### WRITTEN REQUEST
Below are records that hold pictures; write out only the lines from their start through the line with "import plotly.graph_objects as go", exactly, and drop the pictures.

### Rows from a dataset of charts and code
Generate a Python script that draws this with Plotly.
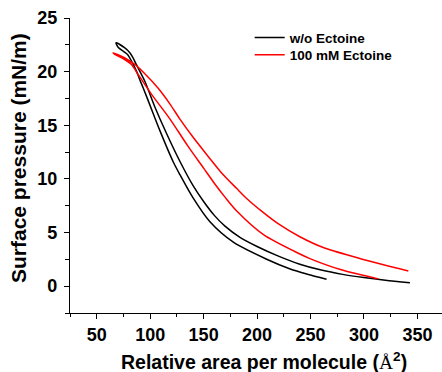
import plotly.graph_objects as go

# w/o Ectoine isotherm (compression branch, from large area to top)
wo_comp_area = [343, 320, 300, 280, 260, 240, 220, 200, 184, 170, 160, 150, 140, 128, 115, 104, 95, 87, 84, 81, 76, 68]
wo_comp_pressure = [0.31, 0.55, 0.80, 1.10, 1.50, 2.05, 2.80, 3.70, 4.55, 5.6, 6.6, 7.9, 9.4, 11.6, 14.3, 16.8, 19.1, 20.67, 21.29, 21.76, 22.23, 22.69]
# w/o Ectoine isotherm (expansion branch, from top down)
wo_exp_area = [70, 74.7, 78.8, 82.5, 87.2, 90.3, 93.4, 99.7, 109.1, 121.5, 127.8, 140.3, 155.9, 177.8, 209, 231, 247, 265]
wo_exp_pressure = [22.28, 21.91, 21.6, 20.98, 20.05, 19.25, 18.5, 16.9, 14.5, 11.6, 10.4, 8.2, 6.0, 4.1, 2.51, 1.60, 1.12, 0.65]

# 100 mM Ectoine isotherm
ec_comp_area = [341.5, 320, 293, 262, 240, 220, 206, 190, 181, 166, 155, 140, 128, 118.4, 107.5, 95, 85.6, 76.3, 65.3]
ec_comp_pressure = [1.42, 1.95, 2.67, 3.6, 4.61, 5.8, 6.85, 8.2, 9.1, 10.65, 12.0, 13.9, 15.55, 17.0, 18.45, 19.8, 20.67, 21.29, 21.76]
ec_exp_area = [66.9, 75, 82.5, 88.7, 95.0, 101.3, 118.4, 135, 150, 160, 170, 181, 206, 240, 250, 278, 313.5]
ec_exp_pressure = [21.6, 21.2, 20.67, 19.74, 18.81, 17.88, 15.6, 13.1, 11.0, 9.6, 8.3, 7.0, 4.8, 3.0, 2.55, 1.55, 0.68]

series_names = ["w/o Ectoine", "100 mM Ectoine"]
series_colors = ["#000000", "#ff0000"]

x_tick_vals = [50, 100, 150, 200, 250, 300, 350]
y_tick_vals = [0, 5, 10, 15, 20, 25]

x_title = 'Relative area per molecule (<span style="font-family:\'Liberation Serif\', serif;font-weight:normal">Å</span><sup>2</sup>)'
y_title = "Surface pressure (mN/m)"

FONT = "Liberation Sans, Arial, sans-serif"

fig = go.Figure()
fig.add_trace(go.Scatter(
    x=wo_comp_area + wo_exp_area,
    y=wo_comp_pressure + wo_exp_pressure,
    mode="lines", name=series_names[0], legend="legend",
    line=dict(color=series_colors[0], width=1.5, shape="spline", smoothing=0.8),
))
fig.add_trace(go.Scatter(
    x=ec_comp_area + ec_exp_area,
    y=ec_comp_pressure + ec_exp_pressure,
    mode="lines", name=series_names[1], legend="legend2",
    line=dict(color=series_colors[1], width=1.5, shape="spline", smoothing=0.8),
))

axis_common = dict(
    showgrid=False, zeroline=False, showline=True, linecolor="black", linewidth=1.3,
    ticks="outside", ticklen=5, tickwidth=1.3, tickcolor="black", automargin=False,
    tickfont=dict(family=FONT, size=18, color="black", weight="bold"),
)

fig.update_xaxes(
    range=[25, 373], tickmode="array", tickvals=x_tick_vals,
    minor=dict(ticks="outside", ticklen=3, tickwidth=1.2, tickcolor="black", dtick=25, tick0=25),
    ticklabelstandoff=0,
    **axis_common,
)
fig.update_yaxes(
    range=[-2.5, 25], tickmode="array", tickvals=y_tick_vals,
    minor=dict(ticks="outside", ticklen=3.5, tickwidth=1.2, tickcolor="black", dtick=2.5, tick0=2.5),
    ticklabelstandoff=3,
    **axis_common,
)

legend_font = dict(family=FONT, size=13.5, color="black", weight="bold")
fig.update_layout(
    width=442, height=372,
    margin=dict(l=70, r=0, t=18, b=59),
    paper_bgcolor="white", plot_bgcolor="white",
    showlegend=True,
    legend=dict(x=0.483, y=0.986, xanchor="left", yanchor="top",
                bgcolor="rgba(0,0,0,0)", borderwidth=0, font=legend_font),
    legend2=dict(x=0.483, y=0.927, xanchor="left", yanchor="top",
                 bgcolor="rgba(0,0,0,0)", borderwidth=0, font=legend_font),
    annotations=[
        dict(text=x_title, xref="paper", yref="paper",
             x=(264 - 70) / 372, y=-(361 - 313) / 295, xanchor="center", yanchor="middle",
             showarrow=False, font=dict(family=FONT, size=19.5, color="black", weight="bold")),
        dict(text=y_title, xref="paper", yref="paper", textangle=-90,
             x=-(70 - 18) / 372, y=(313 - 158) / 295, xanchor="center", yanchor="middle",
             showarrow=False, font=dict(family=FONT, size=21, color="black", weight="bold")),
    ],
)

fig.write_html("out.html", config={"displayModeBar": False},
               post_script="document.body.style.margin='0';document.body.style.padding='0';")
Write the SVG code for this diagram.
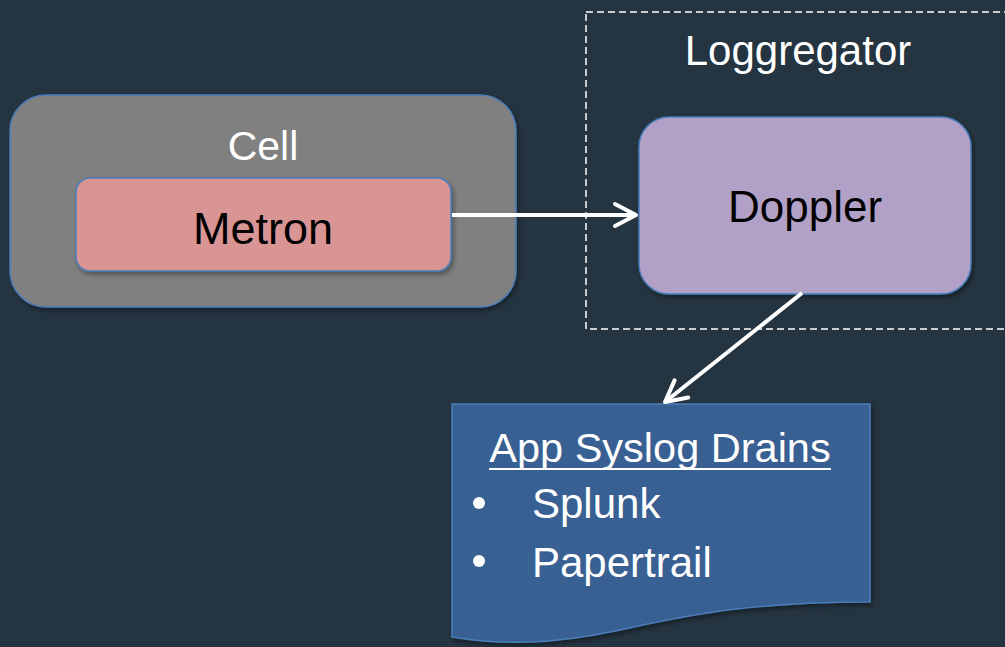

### ANSWER FOR THIS EXERCISE
Generate a Python script that draws this with Plotly.
import plotly.graph_objects as go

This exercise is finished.